Humor Magazine

Putting My Big Girl Panties On: It’s Getting Real Up in Here

By Mommabethyname @MommaBeThyName

Since I’ve been blogging publicly, there have been a few instances in which I’ve discussed the need to put on my figurative Big Girl Panties. The issues have been mostly minor, and I somehow managed to pull through.

But those big girl panties turned out to be merely Pull Ups.

I now need to put on some real ones.

Historically, there’s been a lot of swearing in this house. I’m not saying we’re a family of sailors, but my grandfather did have an anchor tattoo. I inherited this colorful language from my mother unit, who, I believe, inherited it from her mother unit, who humbly began the tradition by stringing saints’ names in a long, breathless, Italian row.

Now, there’s no swearing at people in this house, per se. Most of it appears in casual conversation, or in routine discussions about work or family. And we’ve had these conversations in the presence of the kids.

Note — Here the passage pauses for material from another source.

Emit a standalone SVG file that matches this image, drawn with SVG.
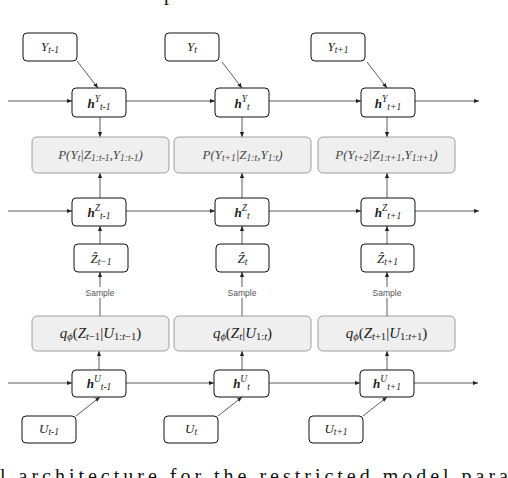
<svg xmlns="http://www.w3.org/2000/svg" width="508" height="478" viewBox="0 0 508 478">
<defs>
<marker id="ah" viewBox="0 0 6 6" refX="6" refY="3" markerWidth="5" markerHeight="5" orient="auto" markerUnits="userSpaceOnUse">
<path d="M0,0.5 L6,3 L0,5.5 Z" fill="#222"/>
</marker>
<style>
.nb{fill:#fff;stroke:#111;stroke-width:1}
.gb{fill:#efefef;stroke:#888;stroke-width:0.8}
.t{font-family:"Liberation Serif","DejaVu Serif",serif;font-style:italic;font-size:13px;fill:#222;text-anchor:middle}
.h{font-weight:bold}
.s{font-size:9.5px}
.p{font-family:"Liberation Serif","DejaVu Serif",serif;font-style:italic;font-size:13px;fill:#444;text-anchor:middle}
.ps{font-size:9.5px}
.q{font-family:"Liberation Serif","DejaVu Serif",serif;font-size:15px;fill:#222;text-anchor:middle}
.qs{font-size:10.5px}
.smp{font-family:"Liberation Sans",Arial,sans-serif;font-size:8.5px;fill:#555;text-anchor:middle}
.c{stroke:#333;stroke-width:0.8;fill:none;marker-end:url(#ah)}
.cap{font-family:"Liberation Serif","Times New Roman",serif;font-size:20px;fill:#111}
</style>
</defs>

<text class="cap" x="164" y="-0.5">p</text>

<g id="connectors">
<line class="c" x1="8" y1="101" x2="72" y2="101"/>
<line class="c" x1="126" y1="101" x2="215" y2="101"/>
<line class="c" x1="269" y1="101" x2="361" y2="101"/>
<line class="c" x1="415" y1="101" x2="479" y2="101"/>
<line class="c" x1="8" y1="211" x2="72" y2="211"/>
<line class="c" x1="126" y1="211" x2="215" y2="211"/>
<line class="c" x1="269" y1="211" x2="361" y2="211"/>
<line class="c" x1="415" y1="211" x2="479" y2="211"/>
<line class="c" x1="8" y1="383" x2="72" y2="383"/>
<line class="c" x1="126" y1="383" x2="214" y2="383"/>
<line class="c" x1="269" y1="383" x2="360" y2="383"/>
<line class="c" x1="414" y1="383" x2="478" y2="383"/>
<line class="c" x1="77" y1="61" x2="98" y2="88"/>
<line class="c" x1="222" y1="62" x2="242" y2="88"/>
<line class="c" x1="367" y1="62" x2="387" y2="88"/>
<line class="c" x1="100" y1="117" x2="100" y2="137"/>
<line class="c" x1="242" y1="117" x2="242" y2="137"/>
<line class="c" x1="387" y1="117" x2="387" y2="137"/>
<line class="c" x1="100" y1="198" x2="100" y2="173"/>
<line class="c" x1="242" y1="198" x2="242" y2="173"/>
<line class="c" x1="387" y1="198" x2="387" y2="173"/>
<line class="c" x1="100" y1="244" x2="100" y2="226"/>
<line class="c" x1="242" y1="244" x2="242" y2="226"/>
<line class="c" x1="387" y1="244" x2="387" y2="226"/>
<line class="c" x1="100" y1="316" x2="100" y2="272"/>
<line class="c" x1="242" y1="316" x2="242" y2="272"/>
<line class="c" x1="387" y1="316" x2="387" y2="272"/>
<line class="c" x1="99" y1="370" x2="99" y2="351"/>
<line class="c" x1="242" y1="370" x2="242" y2="351"/>
<line class="c" x1="387" y1="370" x2="387" y2="351"/>
<line class="c" x1="76" y1="416" x2="100" y2="397"/>
<line class="c" x1="218" y1="416" x2="242" y2="397"/>
<line class="c" x1="363" y1="416" x2="387" y2="397"/>
<rect x="84" y="287" width="32" height="11" fill="#fff"/>
<rect x="226" y="287" width="32" height="11" fill="#fff"/>
<rect x="371" y="287" width="32" height="11" fill="#fff"/>
<text class="smp" x="100" y="296">Sample</text>
<text class="smp" x="242" y="296">Sample</text>
<text class="smp" x="387" y="296">Sample</text>
</g>

<g id="Y1"><rect class="nb" x="23" y="33" width="54" height="28" rx="4"/><text class="t" x="50" y="51">Y<tspan class="s" dy="2">t-1</tspan></text></g>
<g id="Y2"><rect class="nb" x="165" y="33" width="54" height="28" rx="4"/><text class="t" x="192" y="51">Y<tspan class="s" dy="2">t</tspan></text></g>
<g id="Y3"><rect class="nb" x="311" y="33" width="54" height="28" rx="4"/><text class="t" x="338" y="51">Y<tspan class="s" dy="2">t+1</tspan></text></g>

<g id="hY1"><rect class="nb" x="72" y="88" width="54" height="29" rx="4"/><text class="t" x="99" y="108"><tspan class="h">h</tspan><tspan class="s" dy="-6">Y</tspan><tspan class="s" dy="8">t-1</tspan></text></g>
<g id="hY2"><rect class="nb" x="215" y="88" width="54" height="29" rx="4"/><text class="t" x="242" y="108"><tspan class="h">h</tspan><tspan class="s" dy="-6">Y</tspan><tspan class="s" dy="8">t</tspan></text></g>
<g id="hY3"><rect class="nb" x="361" y="88" width="54" height="29" rx="4"/><text class="t" x="388" y="108"><tspan class="h">h</tspan><tspan class="s" dy="-6">Y</tspan><tspan class="s" dy="8">t+1</tspan></text></g>

<g id="P1"><rect class="gb" x="32" y="137" width="137" height="36" rx="5"/><text class="p" x="100.5" y="159">P(Y<tspan class="ps" dy="2">t</tspan><tspan dy="-2">|Z</tspan><tspan class="ps" dy="2">1:t-1</tspan><tspan dy="-2">,Y</tspan><tspan class="ps" dy="2">1:t-1</tspan><tspan dy="-2">)</tspan></text></g>
<g id="P2"><rect class="gb" x="174" y="137" width="137" height="36" rx="5"/><text class="p" x="242.5" y="159">P(Y<tspan class="ps" dy="2">t+1</tspan><tspan dy="-2">|Z</tspan><tspan class="ps" dy="2">1:t</tspan><tspan dy="-2">,Y</tspan><tspan class="ps" dy="2">1:t</tspan><tspan dy="-2">)</tspan></text></g>
<g id="P3"><rect class="gb" x="318" y="137" width="137" height="36" rx="5"/><text class="p" x="386.5" y="159">P(Y<tspan class="ps" dy="2">t+2</tspan><tspan dy="-2">|Z</tspan><tspan class="ps" dy="2">1:t+1</tspan><tspan dy="-2">,Y</tspan><tspan class="ps" dy="2">1:t+1</tspan><tspan dy="-2">)</tspan></text></g>

<g id="hZ1"><rect class="nb" x="72" y="198" width="54" height="28" rx="4"/><text class="t" x="99" y="217"><tspan class="h">h</tspan><tspan class="s" dy="-6">Z</tspan><tspan class="s" dy="8">t-1</tspan></text></g>
<g id="hZ2"><rect class="nb" x="215" y="198" width="54" height="28" rx="4"/><text class="t" x="242" y="217"><tspan class="h">h</tspan><tspan class="s" dy="-6">Z</tspan><tspan class="s" dy="8">t</tspan></text></g>
<g id="hZ3"><rect class="nb" x="361" y="198" width="54" height="28" rx="4"/><text class="t" x="388" y="217"><tspan class="h">h</tspan><tspan class="s" dy="-6">Z</tspan><tspan class="s" dy="8">t+1</tspan></text></g>

<g id="Zh1"><rect class="nb" x="74" y="244" width="54" height="28" rx="4"/><text class="t" x="101" y="263" font-size="14">Ẑ<tspan class="s" dy="2">t−1</tspan></text></g>
<g id="Zh2"><rect class="nb" x="216" y="244" width="53" height="28" rx="4"/><text class="t" x="242.5" y="263" font-size="14">Ẑ<tspan class="s" dy="2">t</tspan></text></g>
<g id="Zh3"><rect class="nb" x="361" y="244" width="53" height="28" rx="4"/><text class="t" x="387.5" y="263" font-size="14">Ẑ<tspan class="s" dy="2">t+1</tspan></text></g>

<g id="q1"><rect class="gb" x="32" y="316" width="137" height="35" rx="5"/><text class="q" x="100.5" y="338"><tspan font-style="italic">q</tspan><tspan class="qs" dy="2" font-style="italic">ϕ</tspan><tspan dy="-2">(</tspan><tspan font-style="italic">Z</tspan><tspan class="qs" dy="2"><tspan font-style="italic">t</tspan>−1</tspan><tspan dy="-2">|</tspan><tspan font-style="italic">U</tspan><tspan class="qs" dy="2">1:<tspan font-style="italic">t</tspan>−1</tspan><tspan dy="-2">)</tspan></text></g>
<g id="q2"><rect class="gb" x="174" y="316" width="137" height="35" rx="5"/><text class="q" x="242.5" y="338"><tspan font-style="italic">q</tspan><tspan class="qs" dy="2" font-style="italic">ϕ</tspan><tspan dy="-2">(</tspan><tspan font-style="italic">Z</tspan><tspan class="qs" dy="2" font-style="italic">t</tspan><tspan dy="-2">|</tspan><tspan font-style="italic">U</tspan><tspan class="qs" dy="2">1:<tspan font-style="italic">t</tspan></tspan><tspan dy="-2">)</tspan></text></g>
<g id="q3"><rect class="gb" x="318" y="316" width="137" height="35" rx="5"/><text class="q" x="386.5" y="338"><tspan font-style="italic">q</tspan><tspan class="qs" dy="2" font-style="italic">ϕ</tspan><tspan dy="-2">(</tspan><tspan font-style="italic">Z</tspan><tspan class="qs" dy="2"><tspan font-style="italic">t</tspan>+1</tspan><tspan dy="-2">|</tspan><tspan font-style="italic">U</tspan><tspan class="qs" dy="2">1:<tspan font-style="italic">t</tspan>+1</tspan><tspan dy="-2">)</tspan></text></g>

<g id="hU1"><rect class="nb" x="72" y="370" width="54" height="27" rx="4"/><text class="t" x="99" y="388"><tspan class="h">h</tspan><tspan class="s" dy="-6">U</tspan><tspan class="s" dy="8">t-1</tspan></text></g>
<g id="hU2"><rect class="nb" x="214" y="370" width="55" height="27" rx="4"/><text class="t" x="241.5" y="388"><tspan class="h">h</tspan><tspan class="s" dy="-6">U</tspan><tspan class="s" dy="8">t</tspan></text></g>
<g id="hU3"><rect class="nb" x="360" y="370" width="54" height="27" rx="4"/><text class="t" x="387" y="388"><tspan class="h">h</tspan><tspan class="s" dy="-6">U</tspan><tspan class="s" dy="8">t+1</tspan></text></g>

<g id="U1"><rect class="nb" x="22" y="416" width="54" height="27" rx="4"/><text class="t" x="49" y="433">U<tspan class="s" dy="2">t-1</tspan></text></g>
<g id="U2"><rect class="nb" x="164" y="416" width="54" height="27" rx="4"/><text class="t" x="191" y="433">U<tspan class="s" dy="2">t</tspan></text></g>
<g id="U3"><rect class="nb" x="309" y="416" width="54" height="27" rx="4"/><text class="t" x="336" y="433">U<tspan class="s" dy="2">t+1</tspan></text></g>

<text class="cap" x="0" y="483" textLength="508" lengthAdjust="spacing">l architecture for the restricted model para</text>
</svg>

But, up until, I’d say, the past week, no one’s noticed.

I had to put my daughter in Time Out last week, which resulted in her running around her room yelling, “Aagh! Facky! Facky! No! Facky!”

Oops.

Seems she was listening after all. And has also been able to successfully incorporate a few new words into casual conversation.

Fantastic.

Those conversations have now met an unfortunate end. Or should.

In addition, we recently found out that my husband has been offered, and accepted, a better job in a neighboring state, which would require a move.

Facky.

So, not only are we trying to hold it together verbally (I’m thinking swear jar) , I’m trying to hold it together mentally as well.

Remember about a year and a half ago, when we were facing moving out of state? The kids were really small, we had help basically seven days a week, and there was probably a lot of swearing, but I don’t remember, because I never slept. Well, he was presented with that same job – one I knew he wanted, one he wouldn’t be able to find in this state – again. So we said yes.

You can read my hilarious, yet pathetic, musings on my failure to launch last time here.

Of course, now that he’s accepted the job and reality is smugly staring me in the face, chewing with its mouth open, I’m starting to like this house. I like the yard. I like the various blooming plants I’m unable to identify because I’m from the city. I like the floors we put in, the toilet we replaced, and the basin sink in the laundry room that drips constantly. I like holly bushes that bent to the ground with the snow. I like the kids next door who take my kids skateboarding on their stomachs down their driveway. I like our new fridge. I like everything.

My husband continues to remind me that this house has been a source of negativity and stress since the day we closed, and is bleeding us dry. Which it is. And he keeps reminding me that he won’t find an opportunity like this in Rhode Island. Which he won’t. And he keeps reminding me that for the six weeks he was interviewing, I was one hundred percent on board with this plan. Which I was.

But, the yard is just – so pretty…

I guess a particular measure of panic comes with rose-colored glasses.

What I think I can do is work through the mental gymnastics and everything tangible it will take to get this done. What I’m having trouble doing is stifling the frequent and substantial expressions of emotion that accompany the process.

When the kids are all like, “Mommy, why you crying,” it’s not as if I can respond, “Well, kids, I’m crying because my family of origin did not afford me the tools I needed to believe I can handle an existence further than an arm’s length away from them. And, truth be told, I might just be a wuss.”  I shouldn’t be crying in front of my kids, period. But life for the past few years has been such a roller coaster, I have cracked a few times.

I can’t suck my thumb in the fetal position on the kitchen floor, whining about how the windows need to be washed or that the walls need touching up. Or that I’ll have to hire someone named Imelda to fill in my obvious deficiencies as a mother and a wife. Or that we might pick the wrong house. Again.

So, as I’ve clearly demonstrated, I need some good, sturdy, high-thread-count big girl panties. And your help.

If you hear me starting to flake or cleave or waffle (or the cap unscrewing from a bottle of hard liquor), please jump in and remind me that people do this every day and that this truly is the best choice for our family. 

And, please, please keep an eye on that swear jar. If there’s nothing in it, someone’s cheating.